Review: ‘The Comet Seekers,’ by Helen Sedgwick
Helen Sedgwick’s haunting book, “The Comet Seekers,” begins at a research base in the Arctic, where a team of scientists have gone to witness a rare phenomenon in the world of comets. We are introduced to Roisin, a scientist, and Francois, a young chef for the research base, two characters who on the surface don’t seem to have much connection, yet for some reason are oddly drawn to each other. Then the novel moves on, leaving that scene and place frozen in time, while we learn more about a strange and mysterious intertwining, a connection that will become clearer as the novel progresses.

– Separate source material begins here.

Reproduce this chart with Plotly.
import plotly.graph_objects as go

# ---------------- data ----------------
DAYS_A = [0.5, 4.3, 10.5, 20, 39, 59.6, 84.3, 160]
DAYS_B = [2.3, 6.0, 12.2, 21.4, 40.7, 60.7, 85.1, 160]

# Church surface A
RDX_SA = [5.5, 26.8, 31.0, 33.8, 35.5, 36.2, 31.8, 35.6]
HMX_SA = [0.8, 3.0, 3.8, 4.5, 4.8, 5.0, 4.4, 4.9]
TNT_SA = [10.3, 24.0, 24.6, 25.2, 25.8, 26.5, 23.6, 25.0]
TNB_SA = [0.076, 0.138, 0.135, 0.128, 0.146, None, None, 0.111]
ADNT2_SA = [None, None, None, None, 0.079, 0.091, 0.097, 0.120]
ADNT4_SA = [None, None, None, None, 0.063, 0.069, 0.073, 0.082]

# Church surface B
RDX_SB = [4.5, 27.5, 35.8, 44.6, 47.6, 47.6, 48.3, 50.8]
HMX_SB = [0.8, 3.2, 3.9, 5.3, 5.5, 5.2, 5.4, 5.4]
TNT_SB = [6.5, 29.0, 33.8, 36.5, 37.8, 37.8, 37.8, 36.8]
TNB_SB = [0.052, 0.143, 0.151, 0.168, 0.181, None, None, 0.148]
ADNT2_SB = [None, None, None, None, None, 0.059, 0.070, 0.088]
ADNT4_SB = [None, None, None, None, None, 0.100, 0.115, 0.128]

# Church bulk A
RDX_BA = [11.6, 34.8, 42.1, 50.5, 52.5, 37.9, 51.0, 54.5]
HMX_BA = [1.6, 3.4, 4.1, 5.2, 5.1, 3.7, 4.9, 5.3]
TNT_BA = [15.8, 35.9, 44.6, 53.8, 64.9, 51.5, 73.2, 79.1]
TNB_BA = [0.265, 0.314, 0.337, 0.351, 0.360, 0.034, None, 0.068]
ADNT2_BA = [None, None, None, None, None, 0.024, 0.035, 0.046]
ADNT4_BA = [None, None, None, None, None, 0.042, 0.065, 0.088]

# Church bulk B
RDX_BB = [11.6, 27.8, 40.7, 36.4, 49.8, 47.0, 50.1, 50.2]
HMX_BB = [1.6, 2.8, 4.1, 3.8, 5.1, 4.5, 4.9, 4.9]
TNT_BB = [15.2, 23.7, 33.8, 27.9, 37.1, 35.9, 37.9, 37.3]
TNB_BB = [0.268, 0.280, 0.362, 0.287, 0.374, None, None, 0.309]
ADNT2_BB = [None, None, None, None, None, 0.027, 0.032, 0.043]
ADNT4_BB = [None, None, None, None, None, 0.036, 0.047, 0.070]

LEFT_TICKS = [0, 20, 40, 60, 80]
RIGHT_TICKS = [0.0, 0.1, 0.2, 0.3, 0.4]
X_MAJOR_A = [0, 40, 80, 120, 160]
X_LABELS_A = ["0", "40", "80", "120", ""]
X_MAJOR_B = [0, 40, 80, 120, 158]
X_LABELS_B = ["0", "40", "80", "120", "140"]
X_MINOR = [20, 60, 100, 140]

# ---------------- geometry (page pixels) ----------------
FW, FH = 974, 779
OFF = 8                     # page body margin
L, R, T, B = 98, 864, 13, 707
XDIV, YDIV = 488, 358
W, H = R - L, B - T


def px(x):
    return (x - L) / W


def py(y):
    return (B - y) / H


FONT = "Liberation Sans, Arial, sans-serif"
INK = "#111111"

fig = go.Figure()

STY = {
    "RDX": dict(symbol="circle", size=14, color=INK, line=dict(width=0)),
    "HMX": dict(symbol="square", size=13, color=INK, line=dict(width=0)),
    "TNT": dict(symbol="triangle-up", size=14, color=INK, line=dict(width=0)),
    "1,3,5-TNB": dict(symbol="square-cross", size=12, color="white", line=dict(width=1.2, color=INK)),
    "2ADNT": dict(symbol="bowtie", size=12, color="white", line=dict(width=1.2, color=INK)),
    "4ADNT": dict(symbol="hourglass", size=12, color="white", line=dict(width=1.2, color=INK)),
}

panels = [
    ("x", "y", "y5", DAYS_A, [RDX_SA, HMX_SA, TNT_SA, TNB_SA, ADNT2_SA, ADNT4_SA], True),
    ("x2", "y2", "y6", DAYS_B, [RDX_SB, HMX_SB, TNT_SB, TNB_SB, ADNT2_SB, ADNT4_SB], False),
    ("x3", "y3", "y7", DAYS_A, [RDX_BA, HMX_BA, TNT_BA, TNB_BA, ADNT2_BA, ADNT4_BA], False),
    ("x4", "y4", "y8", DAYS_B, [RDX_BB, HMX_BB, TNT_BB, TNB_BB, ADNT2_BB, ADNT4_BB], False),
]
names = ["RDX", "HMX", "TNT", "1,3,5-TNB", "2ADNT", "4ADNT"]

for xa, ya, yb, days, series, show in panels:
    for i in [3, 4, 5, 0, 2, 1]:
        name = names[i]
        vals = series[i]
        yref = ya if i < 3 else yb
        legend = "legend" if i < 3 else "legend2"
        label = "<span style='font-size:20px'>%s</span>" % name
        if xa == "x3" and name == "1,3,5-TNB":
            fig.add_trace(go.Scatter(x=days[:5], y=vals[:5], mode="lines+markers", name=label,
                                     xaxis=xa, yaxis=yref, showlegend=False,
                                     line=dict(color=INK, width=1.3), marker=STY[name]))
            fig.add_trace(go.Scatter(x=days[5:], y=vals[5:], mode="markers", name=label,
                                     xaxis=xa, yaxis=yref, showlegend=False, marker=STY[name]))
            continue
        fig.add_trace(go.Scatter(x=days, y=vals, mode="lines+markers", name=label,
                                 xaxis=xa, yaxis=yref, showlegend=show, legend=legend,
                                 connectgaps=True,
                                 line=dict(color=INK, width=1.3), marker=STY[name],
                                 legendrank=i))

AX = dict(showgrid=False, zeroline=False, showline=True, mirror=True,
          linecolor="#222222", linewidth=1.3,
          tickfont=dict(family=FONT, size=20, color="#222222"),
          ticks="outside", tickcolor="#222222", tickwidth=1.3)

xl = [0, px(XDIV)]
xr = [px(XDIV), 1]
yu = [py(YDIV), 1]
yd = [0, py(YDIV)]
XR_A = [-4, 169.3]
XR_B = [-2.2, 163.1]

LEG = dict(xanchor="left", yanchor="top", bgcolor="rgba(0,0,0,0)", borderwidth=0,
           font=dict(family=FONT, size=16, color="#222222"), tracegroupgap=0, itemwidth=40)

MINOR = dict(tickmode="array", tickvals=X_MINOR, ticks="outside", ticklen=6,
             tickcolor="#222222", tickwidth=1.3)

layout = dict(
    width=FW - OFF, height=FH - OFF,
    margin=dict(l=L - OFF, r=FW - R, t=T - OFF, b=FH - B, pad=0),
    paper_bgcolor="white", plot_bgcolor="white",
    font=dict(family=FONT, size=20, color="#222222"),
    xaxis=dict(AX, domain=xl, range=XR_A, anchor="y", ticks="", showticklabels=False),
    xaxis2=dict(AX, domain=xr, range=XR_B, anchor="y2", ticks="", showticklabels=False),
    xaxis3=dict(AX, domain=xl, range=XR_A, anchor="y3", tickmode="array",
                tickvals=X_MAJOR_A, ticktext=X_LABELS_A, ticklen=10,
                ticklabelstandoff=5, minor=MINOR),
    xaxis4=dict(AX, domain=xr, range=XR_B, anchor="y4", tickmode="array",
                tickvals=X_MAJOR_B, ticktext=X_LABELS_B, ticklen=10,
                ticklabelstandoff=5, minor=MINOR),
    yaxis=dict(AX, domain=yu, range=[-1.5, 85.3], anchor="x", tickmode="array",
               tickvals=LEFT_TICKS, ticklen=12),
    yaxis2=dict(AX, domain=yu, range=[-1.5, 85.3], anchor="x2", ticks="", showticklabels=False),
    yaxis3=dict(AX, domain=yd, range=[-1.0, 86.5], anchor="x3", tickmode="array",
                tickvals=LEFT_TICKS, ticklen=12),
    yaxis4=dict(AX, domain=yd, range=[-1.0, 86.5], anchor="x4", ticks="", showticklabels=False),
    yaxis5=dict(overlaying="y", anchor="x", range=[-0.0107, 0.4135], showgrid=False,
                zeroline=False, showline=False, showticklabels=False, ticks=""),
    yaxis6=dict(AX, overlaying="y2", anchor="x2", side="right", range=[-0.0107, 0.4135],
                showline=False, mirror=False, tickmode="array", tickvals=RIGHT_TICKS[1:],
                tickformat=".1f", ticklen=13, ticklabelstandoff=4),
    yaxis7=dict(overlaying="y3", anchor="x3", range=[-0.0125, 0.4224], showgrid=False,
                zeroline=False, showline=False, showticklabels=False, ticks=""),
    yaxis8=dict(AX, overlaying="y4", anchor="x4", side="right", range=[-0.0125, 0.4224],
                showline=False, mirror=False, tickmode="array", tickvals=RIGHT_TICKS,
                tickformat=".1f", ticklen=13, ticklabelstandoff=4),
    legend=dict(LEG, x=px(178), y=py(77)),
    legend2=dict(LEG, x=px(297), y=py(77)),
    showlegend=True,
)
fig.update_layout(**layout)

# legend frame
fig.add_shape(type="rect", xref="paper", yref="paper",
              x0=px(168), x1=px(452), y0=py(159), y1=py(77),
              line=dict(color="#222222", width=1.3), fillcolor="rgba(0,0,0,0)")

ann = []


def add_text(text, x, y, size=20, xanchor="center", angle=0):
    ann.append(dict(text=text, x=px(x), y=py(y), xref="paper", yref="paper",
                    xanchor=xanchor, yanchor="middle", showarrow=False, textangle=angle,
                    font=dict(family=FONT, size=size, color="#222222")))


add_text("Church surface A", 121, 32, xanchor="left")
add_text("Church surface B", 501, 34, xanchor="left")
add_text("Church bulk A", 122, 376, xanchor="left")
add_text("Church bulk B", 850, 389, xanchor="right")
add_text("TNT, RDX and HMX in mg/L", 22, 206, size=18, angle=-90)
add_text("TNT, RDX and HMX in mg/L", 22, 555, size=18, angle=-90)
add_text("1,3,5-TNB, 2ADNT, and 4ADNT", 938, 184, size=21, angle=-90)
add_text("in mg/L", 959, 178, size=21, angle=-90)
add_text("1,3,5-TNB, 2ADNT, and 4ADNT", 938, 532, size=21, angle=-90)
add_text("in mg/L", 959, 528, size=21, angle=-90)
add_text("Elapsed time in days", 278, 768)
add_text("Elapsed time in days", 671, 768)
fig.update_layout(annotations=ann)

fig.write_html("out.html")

Along the way Sedgewick introduces us to other intriguing characters, some of whom are ghosts, and all of whom are mysteriously obsessed with various comets – sometimes going to extreme lengths of various kinds to seek them out. The young Scottish author masterfully draws readers in to the lives of several eccentric characters, painting them so indelibly that they stay with readers – at least they did with this reader – long after the story ends.

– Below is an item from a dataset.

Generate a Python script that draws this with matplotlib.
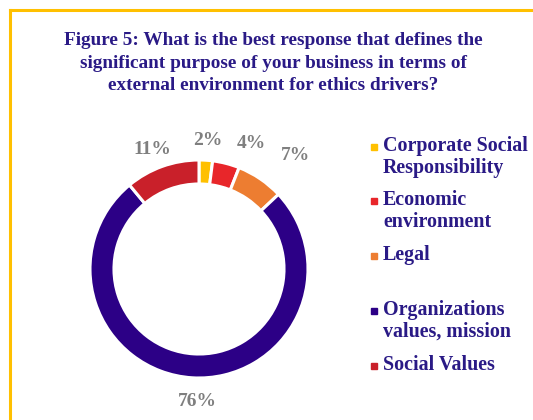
import matplotlib
matplotlib.use("Agg")
import matplotlib.pyplot as plt
from matplotlib.lines import Line2D

# survey responses, clockwise from the top
categories = ["Corporate Social\nResponsibility", "Economic\nenvironment", "Legal",
              "Organizations\nvalues, mission", "Social Values"]
shares = [2, 4, 7, 76, 11]
colors = ["#FFC000", "#E8262A", "#ED7D31", "#2C0086", "#C9202A"]
title = ("Figure 5: What is the best response that defines the\n"
         "significant purpose of your business in terms of\n"
         "external environment for ethics drivers?")

W, H = 533, 420
fig = plt.figure(figsize=(W / 100, H / 100), dpi=100)
fig.patch.set_facecolor("white")

serif = "Liberation Serif"
text_col = "#2A1A86"

# gold frame, open to the right and bottom
fig.add_artist(Line2D([10 / W, 10 / W], [0, 1 - 10 / H], transform=fig.transFigure,
                      color="#FFC000", lw=2.2))
fig.add_artist(Line2D([10 / W, 1], [1 - 10 / H, 1 - 10 / H], transform=fig.transFigure,
                      color="#FFC000", lw=2.2))

fig.text(273 / W, 1 - 63 / H, title, ha="center", va="center", fontsize=13.9,
         fontweight="bold", family=serif, color=text_col, linespacing=1.4)

# donut
cx, cy, r = 199, 269, 109
ax = fig.add_axes([(cx - r) / W, 1 - (cy + r) / H, 2 * r / W, 2 * r / H])
wedges, _ = ax.pie(shares, colors=colors, startangle=90, counterclock=False,
                   radius=1.0, wedgeprops=dict(width=0.22, edgecolor="white", linewidth=2.2))
ax.set_xlim(-1, 1)
ax.set_ylim(-1, 1)
ax.set_aspect("equal")
ax.axis("off")

# percentage labels
label_pos = [(208, 141), (251, 143), (296, 156), (197, 402), (152, 150)]
for v, (x, y) in zip(shares, label_pos):
    fig.text(x / W, 1 - y / H, f"{v}%", ha="center", va="center", fontsize=14,
             fontweight="bold", family=serif, color="#7F7F7F")

# legend
legend_y = [157, 211, 255, 321, 365]
for name, c, y in zip(categories, colors, legend_y):
    first_y = y - (11 if "\n" in name else 0)
    fig.text(383 / W, 1 - y / H, name, ha="left", va="center", fontsize=14.4,
             fontweight="bold", family=serif, color=text_col, linespacing=1.12)
    fig.add_artist(Line2D([374 / W], [1 - (first_y + 1) / H], transform=fig.transFigure,
                          marker="s", markersize=4.3, color=c, linestyle="none"))

fig.savefig("out.png", dpi=100)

Sedgwick, formerly a research physicist herself, weaves fluidly back and forth through time and lives to finally reveal Roisin’s and Francois’s surprising connection, showing how their destinies have always been unknowingly united by comets traveling across their skies. By the time the backstory has unfolded and we return to the research base, she has illuminated the lives and significance of these ancestors much like the bright fragments of an exploding comet, revealing how seeming strangers can be inextricably connected through time and space. The connections she reveals are real, yet mysterious, reminding this reader of Einstein’s theory of quantum entanglement, in this tale, brought down to its spooky actions in everyday life.